● What needs to be done
It is required that the lines from the top of the listing through the line with "const NT8_BIN = 4 / 30;" be reproduced exactly, excluding pictures.

BEGIN

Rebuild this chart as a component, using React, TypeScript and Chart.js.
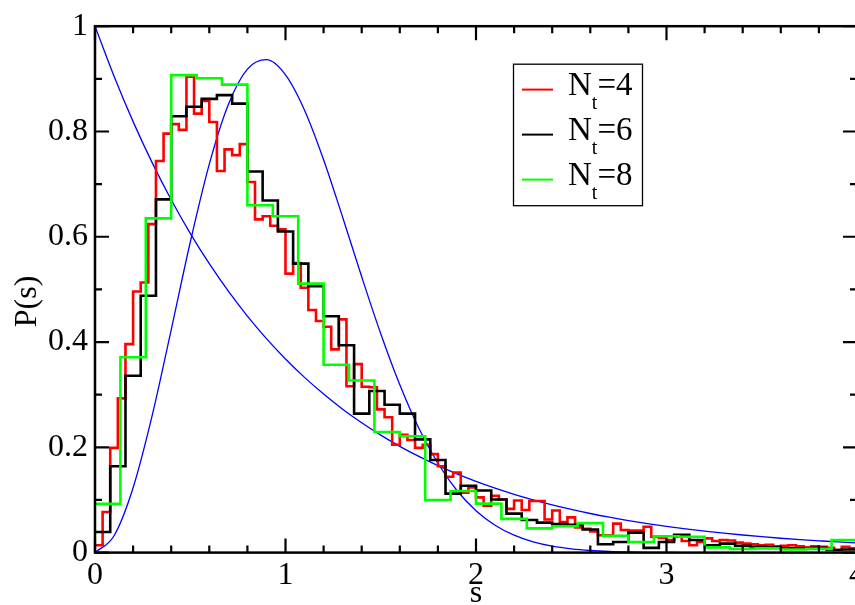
import React, { useEffect, useRef } from 'react';
import { Chart, registerables } from 'chart.js';

Chart.register(...registerables);

// ---------------- data ----------------
const S_MAX = 4;
const NT4_BIN = 0.04;
const NT6_BIN = 0.08;
const NT8_BIN = 4 / 30;

// N_t = 4 histogram (red), 100 bins of width 0.04
const NT4_VALUES = [
  0.014, 0.077, 0.199, 0.293, 0.396, 0.496, 0.513, 0.624, 0.744, 0.796,
  0.814, 0.803, 0.904, 0.834, 0.858, 0.818, 0.725, 0.766, 0.755, 0.776,
  0.704, 0.633, 0.639, 0.621, 0.614, 0.530, 0.550, 0.503, 0.461, 0.440,
  0.429, 0.386, 0.443, 0.316, 0.358, 0.315, 0.314, 0.272, 0.257, 0.205,
  0.224, 0.214, 0.199, 0.205, 0.187, 0.164, 0.144, 0.152, 0.114, 0.124,
  0.105, 0.089, 0.108, 0.101, 0.083, 0.099, 0.081, 0.098, 0.098, 0.063,
  0.080, 0.058, 0.067, 0.048, 0.045, 0.040, 0.033, 0.033, 0.055, 0.043,
  0.042, 0.042, 0.049, 0.030, 0.028, 0.024, 0.030, 0.022, 0.014, 0.020,
  0.027, 0.022, 0.024, 0.023, 0.019, 0.017, 0.016, 0.014, 0.015, 0.012,
  0.013, 0.014, 0.012, 0.010, 0.012, 0.011, 0.009, 0.005, 0.011, 0.008,
];

// N_t = 6 histogram (black), 50 bins of width 0.08
const NT6_VALUES = [
  0.039, 0.164, 0.336, 0.488, 0.671, 0.829, 0.847, 0.862, 0.869, 0.853,
  0.724, 0.669, 0.610, 0.549, 0.506, 0.449, 0.394, 0.264, 0.307, 0.281,
  0.264, 0.215, 0.176, 0.112, 0.127, 0.118, 0.101, 0.074, 0.062, 0.057,
  0.054, 0.053, 0.044, 0.016, 0.020, 0.038, 0.009, 0.020, 0.034, 0.024,
  0.014, 0.017, 0.013, 0.011, 0.010, 0.008, 0.008, 0.009, 0.005, 0.006,
];

// N_t = 8 histogram (green), 30 bins of width 2/15
const NT8_VALUES = [
  0.0925, 0.371, 0.635, 0.907, 0.901, 0.889, 0.660, 0.639, 0.511, 0.357,
  0.327, 0.229, 0.221, 0.100, 0.117, 0.093, 0.064, 0.046, 0.050, 0.056,
  0.032, 0.020, 0.031, 0.030, 0.010, 0.007, 0.008, 0.006, 0.007, 0.024,
];

// reference curves (blue)
const CURVE_S = [
  0, 0.1, 0.2, 0.3, 0.4, 0.5, 0.6, 0.7, 0.8, 0.9, 1.0,
  1.1, 1.2, 1.3, 1.4, 1.5, 1.6, 1.7, 1.8, 1.9, 2.0,
  2.1, 2.2, 2.3, 2.4, 2.5, 2.6, 2.7, 2.8, 2.9, 3.0,
  3.1, 3.2, 3.3, 3.4, 3.5, 3.6, 3.7, 3.8, 3.9, 4.0,
];
const POISSON_VALUES = [
  1, 0.9048, 0.8187, 0.7408, 0.6703, 0.6065, 0.5488, 0.4966, 0.4493, 0.4066, 0.3679,
  0.3329, 0.3012, 0.2725, 0.2466, 0.2231, 0.2019, 0.1827, 0.1653, 0.1496, 0.1353,
  0.1225, 0.1108, 0.1003, 0.0907, 0.0821, 0.0743, 0.0672, 0.0608, 0.0550, 0.0498,
  0.0450, 0.0408, 0.0369, 0.0334, 0.0302, 0.0273, 0.0247, 0.0224, 0.0202, 0.0183,
];
const GUE_VALUES = [
  0, 0.0320, 0.1233, 0.2602, 0.4232, 0.5896, 0.7381, 0.8514, 0.9186, 0.9364, 0.9076,
  0.8405, 0.7464, 0.6371, 0.5240, 0.4158, 0.3188, 0.2363, 0.1697, 0.1180, 0.0796,
  0.0521, 0.0331, 0.0204, 0.0122, 0.0071, 0.0040, 0.0022, 0.0012, 0.0006, 0.0003,
  0.0001, 0.0001, 0, 0, 0, 0, 0, 0, 0, 0,
];

const X_TICK_LABELS = ['0', '1', '2', '3', '4'];
const Y_TICK_LABELS = ['0', '0.2', '0.4', '0.6', '0.8', '1'];
const X_TITLE = 's';
const Y_TITLE = 'P(s)';
const LEGEND_NT = ['4', '6', '8'];
const LEGEND_COLORS = ['#ff0000', '#000000', '#00ff00'];

// ---------------- helpers ----------------
function histPoints(values: number[], width: number) {
  const pts = values.map((v, i) => ({ x: i * width, y: v }));
  pts.push({ x: values.length * width, y: values[values.length - 1] });
  return pts;
}
function curvePoints(xs: number[], ys: number[]) {
  return xs.map((x, i) => ({ x, y: ys[i] }));
}

const FONT_FAMILY = "'Liberation Serif'";

const framePlugin = {
  id: 'frameTicks',
  afterDatasetsDraw(chart: any) {
    const { ctx, chartArea: a, scales } = chart;
    const xs = scales.x;
    const ys = scales.y;
    ctx.save();
    ctx.strokeStyle = '#000';
    ctx.lineWidth = 2.2;
    ctx.lineCap = 'butt';
    ctx.beginPath();
    for (let i = 0; i <= 20; i++) {
      const px = xs.getPixelForValue(i * 0.2);
      const len = i % 5 === 0 ? 14 : 7;
      ctx.moveTo(px, a.bottom);
      ctx.lineTo(px, a.bottom - len);
      ctx.moveTo(px, a.top);
      ctx.lineTo(px, a.top + len);
    }
    for (let i = 0; i <= 10; i++) {
      const py = ys.getPixelForValue(i * 0.1);
      const len = i % 2 === 0 ? 14 : 7;
      ctx.moveTo(a.left, py);
      ctx.lineTo(a.left + len, py);
      ctx.moveTo(a.right, py);
      ctx.lineTo(a.right - len, py);
    }
    ctx.stroke();
    ctx.lineWidth = 2.5;
    ctx.strokeRect(a.left, a.top, a.right - a.left, a.bottom - a.top);
    ctx.restore();
  },
};

const yTitlePlugin = {
  id: 'yTitle',
  afterDraw(chart: any) {
    const { ctx, chartArea: a } = chart;
    ctx.save();
    ctx.translate(28, (a.top + a.bottom) / 2 + 12);
    ctx.rotate(-Math.PI / 2);
    ctx.font = '32px ' + FONT_FAMILY;
    ctx.fillStyle = '#000';
    ctx.textAlign = 'center';
    ctx.textBaseline = 'middle';
    ctx.fillText(Y_TITLE, 0, 0);
    ctx.restore();
  },
};

const legendPlugin = {
  id: 'ntLegend',
  afterDraw(chart: any) {
    const { ctx, chartArea: a } = chart;
    const bx = a.left + 418.5;
    const by = a.top + 38;
    const bw = 129;
    const bh = 141.5;
    ctx.save();
    ctx.fillStyle = '#fff';
    ctx.fillRect(bx, by, bw, bh);
    ctx.strokeStyle = '#000';
    ctx.lineWidth = 1.3;
    ctx.strokeRect(bx, by, bw, bh);
    LEGEND_NT.forEach((nt, i) => {
      const ly = by + 25.4 + i * 45;
      ctx.strokeStyle = LEGEND_COLORS[i];
      ctx.lineWidth = 2;
      ctx.beginPath();
      ctx.moveTo(bx + 8.5, ly);
      ctx.lineTo(bx + 39.5, ly);
      ctx.stroke();
      ctx.fillStyle = '#000';
      ctx.textBaseline = 'alphabetic';
      ctx.textAlign = 'left';
      let tx = bx + 54.5;
      const base = ly + 5.6;
      ctx.font = '33px ' + FONT_FAMILY;
      ctx.fillText('N', tx, base);
      tx += ctx.measureText('N').width;
      ctx.font = '20px ' + FONT_FAMILY;
      ctx.fillText('t', tx, base + 13.4);
      tx += ctx.measureText('t').width;
      ctx.font = '33px ' + FONT_FAMILY;
      ctx.fillText('=' + nt, tx, base);
    });
    ctx.restore();
  },
};

export default function App() {
  const ref = useRef<HTMLCanvasElement>(null);

  useEffect(() => {
    const canvas = ref.current;
    if (!canvas) return;
    const W = 870;
    const H = 605;
    Chart.defaults.font.family = FONT_FAMILY;
    const chart = new Chart(canvas, {
      type: 'line',
      data: {
        datasets: [
          {
            label: 'N_t=8',
            data: histPoints(NT8_VALUES, NT8_BIN),
            borderColor: '#00ff00',
            borderWidth: 2.6,
            stepped: 'before',
            pointRadius: 0,
            fill: false,
            order: 1,
          },
          {
            label: 'N_t=6',
            data: histPoints(NT6_VALUES, NT6_BIN),
            borderColor: '#000000',
            borderWidth: 2.6,
            stepped: 'before',
            pointRadius: 0,
            fill: false,
            order: 2,
          },
          {
            label: 'N_t=4',
            data: histPoints(NT4_VALUES, NT4_BIN),
            borderColor: '#ff0000',
            borderWidth: 2.6,
            stepped: 'before',
            pointRadius: 0,
            fill: false,
            order: 3,
          },
          {
            label: 'Poisson',
            data: curvePoints(CURVE_S, POISSON_VALUES),
            borderColor: '#0000ff',
            borderWidth: 1.3,
            cubicInterpolationMode: 'monotone',
            pointRadius: 0,
            fill: false,
            order: 4,
          },
          {
            label: 'GUE',
            data: curvePoints(CURVE_S, GUE_VALUES),
            borderColor: '#0000ff',
            borderWidth: 1.3,
            cubicInterpolationMode: 'monotone',
            pointRadius: 0,
            fill: false,
            order: 5,
          },
        ],
      },
      options: {
        animation: false,
        responsive: false,
        devicePixelRatio: 1,
        events: [],
        layout: { padding: { top: 19.3, right: W - 857, left: 0, bottom: 0 } },
        plugins: {
          legend: { display: false },
          tooltip: { enabled: false },
        },
        scales: {
          x: {
            type: 'linear',
            min: 0,
            max: S_MAX,
            afterFit: (scale: any) => {
              scale.height = H - 552.6;
            },
            grid: { display: false, drawTicks: false },
            border: { display: false },
            ticks: {
              stepSize: 1,
              autoSkip: false,
              maxRotation: 0,
              padding: 4,
              color: '#000',
              font: { family: FONT_FAMILY, size: 32 },
              callback: (_v: any, i: number) => X_TICK_LABELS[i],
            },
            title: {
              display: true,
              text: X_TITLE,
              color: '#000',
              font: { family: FONT_FAMILY, size: 32, lineHeight: 1 },
              padding: { top: 0, bottom: -5 },
            },
          },
          y: {
            type: 'linear',
            min: 0,
            max: 1,
            afterFit: (scale: any) => {
              scale.width = 95;
            },
            grid: { display: false, drawTicks: false },
            border: { display: false },
            ticks: {
              stepSize: 0.2,
              autoSkip: false,
              padding: 7,
              color: '#000',
              font: { family: FONT_FAMILY, size: 32 },
              callback: (_v: any, i: number) => Y_TICK_LABELS[i],
            },
            title: { display: false },
          },
        },
      },
      plugins: [framePlugin, yTitlePlugin, legendPlugin],
    } as any);
    return () => chart.destroy();
  }, []);

  return (
    <div
      style={{
        position: 'fixed',
        left: 0,
        top: 0,
        width: 855,
        height: 605,
        overflow: 'hidden',
        background: '#fff',
      }}
    >
      <canvas ref={ref} width={870} height={605} style={{ display: 'block', width: 870, height: 605 }} />
    </div>
  );
}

END

● Problem solution
Rebuild this chart as a component, using React, TypeScript and Chart.js.
import React, { useEffect, useRef } from 'react';
import { Chart, registerables } from 'chart.js';

Chart.register(...registerables);

// ---------------- data ----------------
const S_MAX = 4;
const NT4_BIN = 0.04;
const NT6_BIN = 0.08;
const NT8_BIN = 4 / 30;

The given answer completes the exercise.